ParallelTempering

class inference.mcmc.ParallelTempering(chains: list[inference.mcmc.base.MarkovChain])

A class which enables ‘parallel tempering’, a sampling algorithm which advances multiple Markov-chains in parallel, each with a different ‘temperature’, with a probability that the chains will exchange their positions during the advancement.

The ‘temperature’ concept introduces a transformation to the distribution being sampled, such that a chain with temperature ‘T’ instead samples from the provided posterior distribution raised to the power 1/T.

When T = 1, the original distribution is recovered, but choosing T > 1 has the effect of ‘compressing’ the distribution, such that any two points having different probability densities will have the difference between those densities reduced as the temperature is increased. This allows chains with higher temperatures to take much larger steps, and explore the distribution more quickly.

Parallel tempering exploits this by advancing a collection of markov-chains at different temperatures, with at least one chain at T = 1 (i.e. sampling from the actual posterior distribution). At regular intervals, pairs of chains are selected at random and a metropolis-hastings test is performed to decide if the pair exchange their positions.

The ability for the T = 1 chain to exchange positions with chains of higher temperatures allows it to make large jumps to other areas of the distribution which it may take a large number of steps to reach otherwise.

This is particularly useful when sampling from highly-complex distributions which may have many separate maxima and/or strong correlations.

Parameters: chains – A list of Markov-Chain objects (such as GibbsChain, PcaChain, HamiltonianChain) covering a range of different temperature levels. The list of chains should be sorted in order of increasing chain temperature.

advance(n, swap_interval=10)

Advances each chain by a total of n steps, performing swap attempts at intervals set by the swap_interval keyword.

Parameters

n (int) – The number of steps each chain will advance.
swap_interval (int) – The number of steps that are taken in each chain between swap attempts.

return_chains() → list[inference.mcmc.base.MarkovChain]

Recover the chain held by each process and return them in a list.

Returns: A list containing the chain objects.

run_for(minutes=0, hours=0, swap_interval=10)

Advances all chains for a chosen amount of computation time.

Parameters

minutes (float) – Number of minutes for which to advance the chains.
hours (float) – Number of hours for which to advance the chains.
swap_interval (int) – The number of steps that are taken in each chain between swap attempts.

shutdown(): Trigger a shutdown event which tells the processes holding each of the chains to terminate.

ParallelTempering example code

Define a posterior with separated maxima, which is difficult for a single chain to explore:

from numpy import log, sqrt, sin, arctan2, pi

# define a posterior with multiple separate peaks
def multimodal_posterior(theta):
   x, y = theta
   r = sqrt(x**2 + y**2)
   phi = arctan2(y, x)
   z = (r - (0.5 + pi - phi*0.5)) / 0.1
   return -0.5*z**2  + 4*log(sin(phi*2.)**2)

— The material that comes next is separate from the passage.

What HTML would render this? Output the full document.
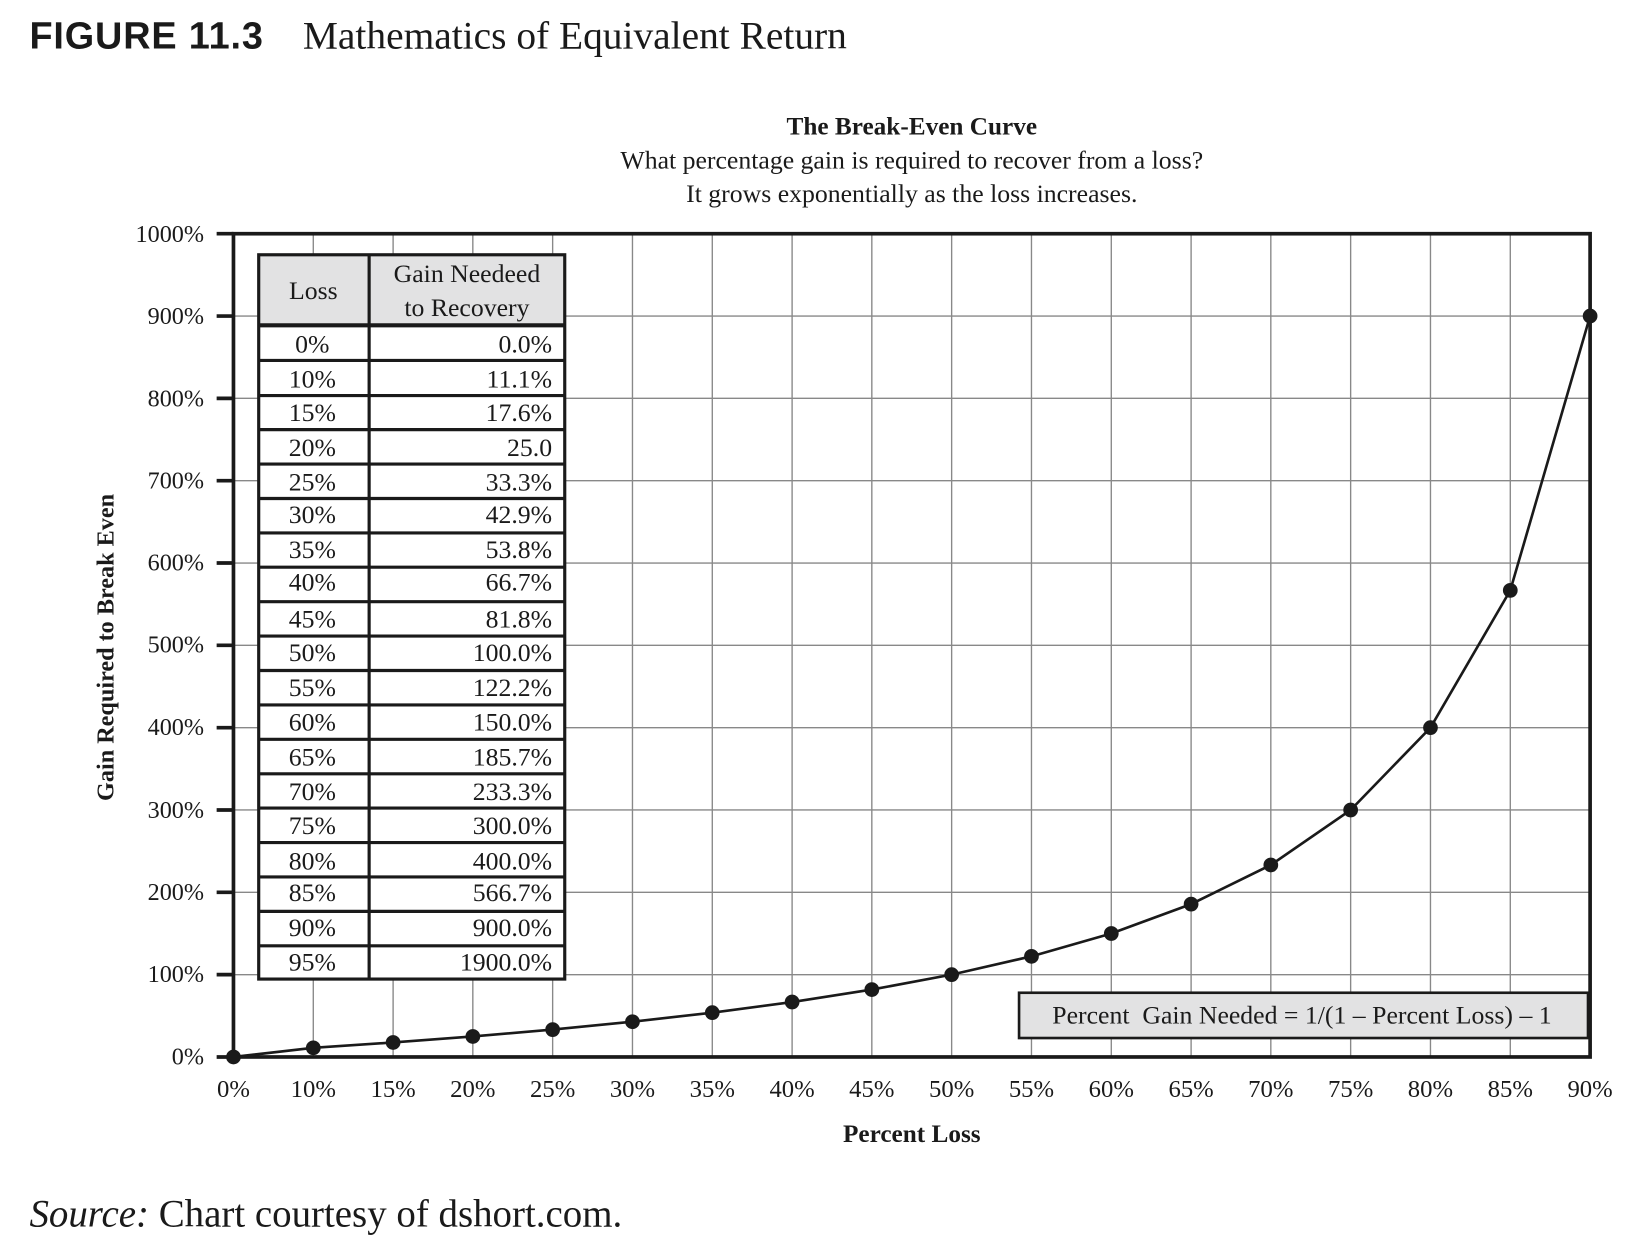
<!DOCTYPE html>
<html><head><meta charset="utf-8"><style>
html,body{margin:0;padding:0;background:#fff;width:1649px;height:1257px;overflow:hidden}
svg{display:block}
text{font-family:"Liberation Serif",serif;fill:#1a1a1a}
</style></head><body>
<svg width="1649" height="1257" viewBox="0 0 1568 1194" preserveAspectRatio="none" xmlns="http://www.w3.org/2000/svg">
<text x="28" y="46" style="font-family:'Liberation Sans',sans-serif;font-weight:bold;font-size:36px" textLength="222">FIGURE 11.3</text>
<text x="288" y="46" font-size="37.5">Mathematics of Equivalent Return</text>
<text x="867" y="128" font-size="24" font-weight="bold" text-anchor="middle">The Break-Even Curve</text>
<text x="867" y="160" font-size="24.5" text-anchor="middle">What percentage gain is required to recover from a loss?</text>
<text x="867" y="192" font-size="24.5" text-anchor="middle">It grows exponentially as the loss increases.</text>
<g stroke="#888" stroke-width="1.3">
<line x1="297.9" y1="222" x2="297.9" y2="1004"/><line x1="373.8" y1="222" x2="373.8" y2="1004"/><line x1="449.6" y1="222" x2="449.6" y2="1004"/><line x1="525.5" y1="222" x2="525.5" y2="1004"/><line x1="601.4" y1="222" x2="601.4" y2="1004"/><line x1="677.3" y1="222" x2="677.3" y2="1004"/><line x1="753.2" y1="222" x2="753.2" y2="1004"/><line x1="829" y1="222" x2="829" y2="1004"/><line x1="904.9" y1="222" x2="904.9" y2="1004"/><line x1="980.8" y1="222" x2="980.8" y2="1004"/><line x1="1056.7" y1="222" x2="1056.7" y2="1004"/><line x1="1132.6" y1="222" x2="1132.6" y2="1004"/><line x1="1208.4" y1="222" x2="1208.4" y2="1004"/><line x1="1284.3" y1="222" x2="1284.3" y2="1004"/><line x1="1360.2" y1="222" x2="1360.2" y2="1004"/><line x1="1436.1" y1="222" x2="1436.1" y2="1004"/>
<line x1="222" y1="925.8" x2="1512" y2="925.8"/><line x1="222" y1="847.6" x2="1512" y2="847.6"/><line x1="222" y1="769.4" x2="1512" y2="769.4"/><line x1="222" y1="691.2" x2="1512" y2="691.2"/><line x1="222" y1="613" x2="1512" y2="613"/><line x1="222" y1="534.8" x2="1512" y2="534.8"/><line x1="222" y1="456.6" x2="1512" y2="456.6"/><line x1="222" y1="378.4" x2="1512" y2="378.4"/><line x1="222" y1="300.2" x2="1512" y2="300.2"/>
</g>
<rect x="222" y="222" width="1290" height="782" fill="none" stroke="#1a1a1a" stroke-width="3.5"/>
<g stroke="#1a1a1a" stroke-width="3.5">
<line x1="206" y1="1004" x2="222" y2="1004"/><line x1="206" y1="925.8" x2="222" y2="925.8"/><line x1="206" y1="847.6" x2="222" y2="847.6"/><line x1="206" y1="769.4" x2="222" y2="769.4"/><line x1="206" y1="691.2" x2="222" y2="691.2"/><line x1="206" y1="613" x2="222" y2="613"/><line x1="206" y1="534.8" x2="222" y2="534.8"/><line x1="206" y1="456.6" x2="222" y2="456.6"/><line x1="206" y1="378.4" x2="222" y2="378.4"/><line x1="206" y1="300.2" x2="222" y2="300.2"/><line x1="206" y1="222" x2="222" y2="222"/>
</g>
<g font-size="23" text-anchor="end">
<text x="194" y="1011">0%</text><text x="194" y="933">100%</text><text x="194" y="855">200%</text><text x="194" y="777">300%</text><text x="194" y="698">400%</text><text x="194" y="620">500%</text><text x="194" y="542">600%</text><text x="194" y="464">700%</text><text x="194" y="386">800%</text><text x="194" y="308">900%</text><text x="194" y="230">1000%</text>
</g>
<g font-size="23.5" text-anchor="middle">
<text x="222" y="1042">0%</text><text x="297.9" y="1042">10%</text><text x="373.8" y="1042">15%</text><text x="449.6" y="1042">20%</text><text x="525.5" y="1042">25%</text><text x="601.4" y="1042">30%</text><text x="677.3" y="1042">35%</text><text x="753.2" y="1042">40%</text><text x="829" y="1042">45%</text><text x="904.9" y="1042">50%</text><text x="980.8" y="1042">55%</text><text x="1056.7" y="1042">60%</text><text x="1132.6" y="1042">65%</text><text x="1208.4" y="1042">70%</text><text x="1284.3" y="1042">75%</text><text x="1360.2" y="1042">80%</text><text x="1436.1" y="1042">85%</text><text x="1512" y="1042">90%</text>
</g>
<text x="867" y="1085" font-size="24" font-weight="bold" text-anchor="middle">Percent Loss</text>
<text transform="translate(108,615) rotate(-90)" font-size="23" font-weight="bold" text-anchor="middle">Gain Required to Break Even</text>
<polyline fill="none" stroke="#1a1a1a" stroke-width="2.5" points="222,1004 297.9,995.3 373.8,990.2 449.6,984.5 525.5,978 601.4,970.5 677.3,961.9 753.2,951.8 829,940 904.9,925.8 980.8,908.4 1056.7,886.7 1132.6,858.8 1208.4,821.6 1284.3,769.4 1360.2,691.2 1436.1,560.8 1512,300.2"/>
<g fill="#1a1a1a">
<circle cx="222" cy="1004" r="7"/><circle cx="297.9" cy="995.3" r="7"/><circle cx="373.8" cy="990.2" r="7"/><circle cx="449.6" cy="984.5" r="7"/><circle cx="525.5" cy="978" r="7"/><circle cx="601.4" cy="970.5" r="7"/><circle cx="677.3" cy="961.9" r="7"/><circle cx="753.2" cy="951.8" r="7"/><circle cx="829" cy="940" r="7"/><circle cx="904.9" cy="925.8" r="7"/><circle cx="980.8" cy="908.4" r="7"/><circle cx="1056.7" cy="886.7" r="7"/><circle cx="1132.6" cy="858.8" r="7"/><circle cx="1208.4" cy="821.6" r="7"/><circle cx="1284.3" cy="769.4" r="7"/><circle cx="1360.2" cy="691.2" r="7"/><circle cx="1436.1" cy="560.8" r="7"/><circle cx="1512" cy="300.2" r="7"/>
</g>
<rect x="246" y="242" width="291" height="688" fill="#fff"/>
<rect x="246" y="242" width="291" height="67" fill="#e2e2e3"/>
<g stroke="#1a1a1a" stroke-width="3" fill="none">
<rect x="246" y="242" width="291" height="688"/>
<line x1="351" y1="242" x2="351" y2="930"/>
<line x1="246" y1="309" x2="537" y2="309" stroke-width="4"/>
<line x1="246" y1="342.4" x2="537" y2="342.4"/><line x1="246" y1="375.7" x2="537" y2="375.7"/><line x1="246" y1="408.1" x2="537" y2="408.1"/><line x1="246" y1="440.8" x2="537" y2="440.8"/><line x1="246" y1="473.5" x2="537" y2="473.5"/><line x1="246" y1="506.2" x2="537" y2="506.2"/><line x1="246" y1="538.8" x2="537" y2="538.8"/><line x1="246" y1="571.5" x2="537" y2="571.5"/><line x1="246" y1="604.2" x2="537" y2="604.2"/><line x1="246" y1="636.9" x2="537" y2="636.9"/><line x1="246" y1="669.6" x2="537" y2="669.6"/><line x1="246" y1="702.3" x2="537" y2="702.3"/><line x1="246" y1="735" x2="537" y2="735"/><line x1="246" y1="767.6" x2="537" y2="767.6"/><line x1="246" y1="800.3" x2="537" y2="800.3"/><line x1="246" y1="833" x2="537" y2="833"/><line x1="246" y1="865.7" x2="537" y2="865.7"/><line x1="246" y1="898.4" x2="537" y2="898.4"/>
</g>
<g font-size="24.5">
<text x="298" y="284" text-anchor="middle">Loss</text>
<text x="444" y="268" text-anchor="middle">Gain Needeed</text>
<text x="444" y="300" text-anchor="middle">to Recovery</text>
</g>
<g font-size="24.5" text-anchor="middle">
<text x="297" y="335">0%</text><text x="297" y="368">10%</text><text x="297" y="400">15%</text><text x="297" y="433">20%</text><text x="297" y="466">25%</text><text x="297" y="497">30%</text><text x="297" y="530">35%</text><text x="297" y="561">40%</text><text x="297" y="596">45%</text><text x="297" y="628">50%</text><text x="297" y="661">55%</text><text x="297" y="694">60%</text><text x="297" y="727">65%</text><text x="297" y="760">70%</text><text x="297" y="792">75%</text><text x="297" y="826">80%</text><text x="297" y="856">85%</text><text x="297" y="889">90%</text><text x="297" y="922">95%</text>
</g>
<g font-size="24.5" text-anchor="end">
<text x="525" y="335">0.0%</text><text x="525" y="368">11.1%</text><text x="525" y="400">17.6%</text><text x="525" y="433">25.0</text><text x="525" y="466">33.3%</text><text x="525" y="497">42.9%</text><text x="525" y="530">53.8%</text><text x="525" y="561">66.7%</text><text x="525" y="596">81.8%</text><text x="525" y="628">100.0%</text><text x="525" y="661">122.2%</text><text x="525" y="694">150.0%</text><text x="525" y="727">185.7%</text><text x="525" y="760">233.3%</text><text x="525" y="792">300.0%</text><text x="525" y="826">400.0%</text><text x="525" y="856">566.7%</text><text x="525" y="889">900.0%</text><text x="525" y="922">1900.0%</text>
</g>
<rect x="969" y="943" width="541" height="43" fill="#e2e2e3" stroke="#1a1a1a" stroke-width="2.5"/>
<text x="1238" y="972" font-size="24.5" text-anchor="middle" xml:space="preserve">Percent  Gain Needed = 1/(1 – Percent Loss) – 1</text>
<text x="28" y="1165" font-size="37"><tspan font-style="italic">Source:</tspan> Chart courtesy of dshort.com.</text>
</svg>
</body></html>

Define a set of temperature levels:

N_levels = 6
temperatures = [10**(2.5*k/(N_levels-1.)) for k in range(N_levels)]

Create a set of chains - one with each temperature:

from inference.mcmc import GibbsChain, ParallelTempering
chains = [
    GibbsChain(posterior=multimodal_posterior, start=[0.5, 0.5], temperature=T)
    for T in temperatures
]

When an instance of ParallelTempering is created, a dedicated process for each chain is spawned. These separate processes will automatically make use of the available cpu cores, such that the computations to advance the separate chains are performed in parallel.

PT = ParallelTempering(chains=chains)

These processes wait for instructions which can be sent using the methods of the ParallelTempering object:

PT.run_for(minutes=0.5)

To recover a copy of the chains held by the processes we can use the return_chains method:

chains = PT.return_chains()

By looking at the trace plot for the T = 1 chain, we see that it makes large jumps across the parameter space due to the swaps:

chains[0].trace_plot()

Even though the posterior has strongly separated peaks, the T = 1 chain was able to explore all of them due to the swaps.

chains[0].matrix_plot()

Because each process waits for instructions from the ParallelTempering object, they will not self-terminate. To terminate all the processes we have to trigger a shutdown even using the shutdown method:

PT.shutdown()